• [OBJECTIVE]: Return all the data below as it stands, minus the pictures.

————————

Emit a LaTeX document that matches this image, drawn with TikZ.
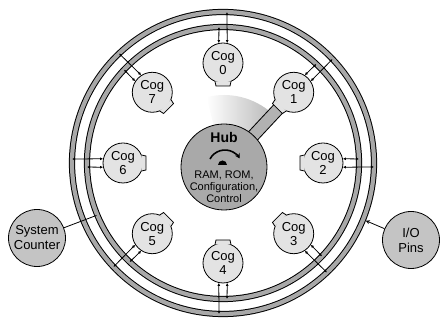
\documentclass[tikz,border=0pt]{standalone}
\usepackage{fontspec}
\setmainfont{Liberation Sans}
\usetikzlibrary{positioning,calc,arrows.meta,backgrounds}
\definecolor{cogfill}{HTML}{E3E3E3}
\definecolor{hubfill}{HTML}{A9A9A9}
\definecolor{extfill}{HTML}{C4C4C4}
\definecolor{ringfill}{HTML}{A8A8A8}
\definecolor{spokefill}{HTML}{B2B2B2}

\begin{document}
\begin{tikzpicture}[x=1pt, y=1pt,
    cog/.style={circle, draw, thick, fill=cogfill, minimum size=40pt, inner sep=0pt, align=center, font=\fontsize{13}{14}\selectfont},
    hubnode/.style={circle, draw, thick, fill=hubfill, minimum size=86pt, inner sep=0pt},
    ext/.style={circle, draw, thick, fill=extfill, minimum size=57pt, inner sep=0pt, align=center, font=\fontsize{13}{15}\selectfont},
    link/.style={thick, {Latex[length=3pt,width=3pt]}-{Latex[length=3pt,width=3pt]}}
  ]
    \useasboundingbox (-223,-160) rectangle (219,163);

    \foreach \r in {136,151} {
      \draw[line width=6.2pt] (0,0) circle (\r);
      \draw[line width=4.2pt, ringfill] (0,0) circle (\r);
    }

    \node[hubnode] (hub) at (1,-4) {};
    \node[font=\fontsize{14}{14}\selectfont\bfseries] (hubtitle) at (1,26) {Hub};
    \draw[line width=1.6pt, -{Stealth[length=5pt,width=5.5pt]}] ($(hub.center)+(1,0)+(152:17)$) arc (152:30:17);
    \fill ($(hub.center)+(-6,2)$) arc (180:0:4.5) -- cycle;
    \node[font=\fontsize{11}{12}\selectfont, align=center] (hubtext) at (1,-24) {RAM, ROM,\\Configuration,\\Control};

    \foreach \k in {0,...,7} {
      \pgfmathsetmacro{\a}{90-45*\k}
      \node[cog] (cog\k) at (\a:100) {Cog\\\k};
      \filldraw[fill=cogfill, thick, shift={(cog\k.center)}, rotate=\a] (-18.5,-8) -- (-23,-7) -- (-23,7) -- (-18.5,8);
      \coordinate (in\k) at (\a+1.7:136);
      \coordinate (out\k) at (\a-1.5:151);
      \draw[link] (cog\k.{\a+12}) -- (in\k);
      \draw[link] (cog\k.{\a-12}) -- (out\k);
    }

    \begin{pgfonlayer}{background}
      \shade[left color=white, right color=gray!55] (hub.center) -- +(48:72) arc (48:104:72) -- cycle;
      \draw[line width=13pt] (hub.center) -- (cog1.center);
      \draw[line width=11pt, spokefill] (hub.center) -- (cog1.center);
    \end{pgfonlayer}

    \node[ext] (sysctr) at (-186,-75) {System\\Counter};
    \node[ext] (iopins) at (188,-77) {I/O\\Pins};
    \coordinate (sysend) at (202.5:137);
    \coordinate (ioend) at (-22:154);
    \draw[thick] (sysctr) -- (sysend);
    \draw[thick, -{Stealth[length=4pt,width=4pt]}] (iopins) -- (ioend);

  \end{tikzpicture}
\end{document}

————————

• [RESPONSE FOR THIS EXERCISE]:
Emit a LaTeX document that matches this image, drawn with TikZ.
\documentclass[tikz,border=0pt]{standalone}
\usepackage{fontspec}
\setmainfont{Liberation Sans}
\usetikzlibrary{positioning,calc,arrows.meta,backgrounds}
\definecolor{cogfill}{HTML}{E3E3E3}
\definecolor{hubfill}{HTML}{A9A9A9}
\definecolor{extfill}{HTML}{C4C4C4}
\definecolor{ringfill}{HTML}{A8A8A8}
\definecolor{spokefill}{HTML}{B2B2B2}

\begin{document}
\begin{tikzpicture}[x=1pt, y=1pt,
    cog/.style={circle, draw, thick, fill=cogfill, minimum size=40pt, inner sep=0pt, align=center, font=\fontsize{13}{14}\selectfont},
    hubnode/.style={circle, draw, thick, fill=hubfill, minimum size=86pt, inner sep=0pt},
    ext/.style={circle, draw, thick, fill=extfill, minimum size=57pt, inner sep=0pt, align=center, font=\fontsize{13}{15}\selectfont},
    link/.style={thick, {Latex[length=3pt,width=3pt]}-{Latex[length=3pt,width=3pt]}}
  ]
    \useasboundingbox (-223,-160) rectangle (219,163);

    \foreach \r in {136,151} {
      \draw[line width=6.2pt] (0,0) circle (\r);
      \draw[line width=4.2pt, ringfill] (0,0) circle (\r);
    }

    \node[hubnode] (hub) at (1,-4) {};
    \node[font=\fontsize{14}{14}\selectfont\bfseries] (hubtitle) at (1,26) {Hub};
    \draw[line width=1.6pt, -{Stealth[length=5pt,width=5.5pt]}] ($(hub.center)+(1,0)+(152:17)$) arc (152:30:17);
    \fill ($(hub.center)+(-6,2)$) arc (180:0:4.5) -- cycle;
    \node[font=\fontsize{11}{12}\selectfont, align=center] (hubtext) at (1,-24) {RAM, ROM,\\Configuration,\\Control};

    \foreach \k in {0,...,7} {
      \pgfmathsetmacro{\a}{90-45*\k}
      \node[cog] (cog\k) at (\a:100) {Cog\\\k};
      \filldraw[fill=cogfill, thick, shift={(cog\k.center)}, rotate=\a] (-18.5,-8) -- (-23,-7) -- (-23,7) -- (-18.5,8);
      \coordinate (in\k) at (\a+1.7:136);
      \coordinate (out\k) at (\a-1.5:151);
      \draw[link] (cog\k.{\a+12}) -- (in\k);
      \draw[link] (cog\k.{\a-12}) -- (out\k);
    }

    \begin{pgfonlayer}{background}
      \shade[left color=white, right color=gray!55] (hub.center) -- +(48:72) arc (48:104:72) -- cycle;
      \draw[line width=13pt] (hub.center) -- (cog1.center);
      \draw[line width=11pt, spokefill] (hub.center) -- (cog1.center);
    \end{pgfonlayer}

    \node[ext] (sysctr) at (-186,-75) {System\\Counter};
    \node[ext] (iopins) at (188,-77) {I/O\\Pins};
    \coordinate (sysend) at (202.5:137);
    \coordinate (ioend) at (-22:154);
    \draw[thick] (sysctr) -- (sysend);
    \draw[thick, -{Stealth[length=4pt,width=4pt]}] (iopins) -- (ioend);

  \end{tikzpicture}
\end{document}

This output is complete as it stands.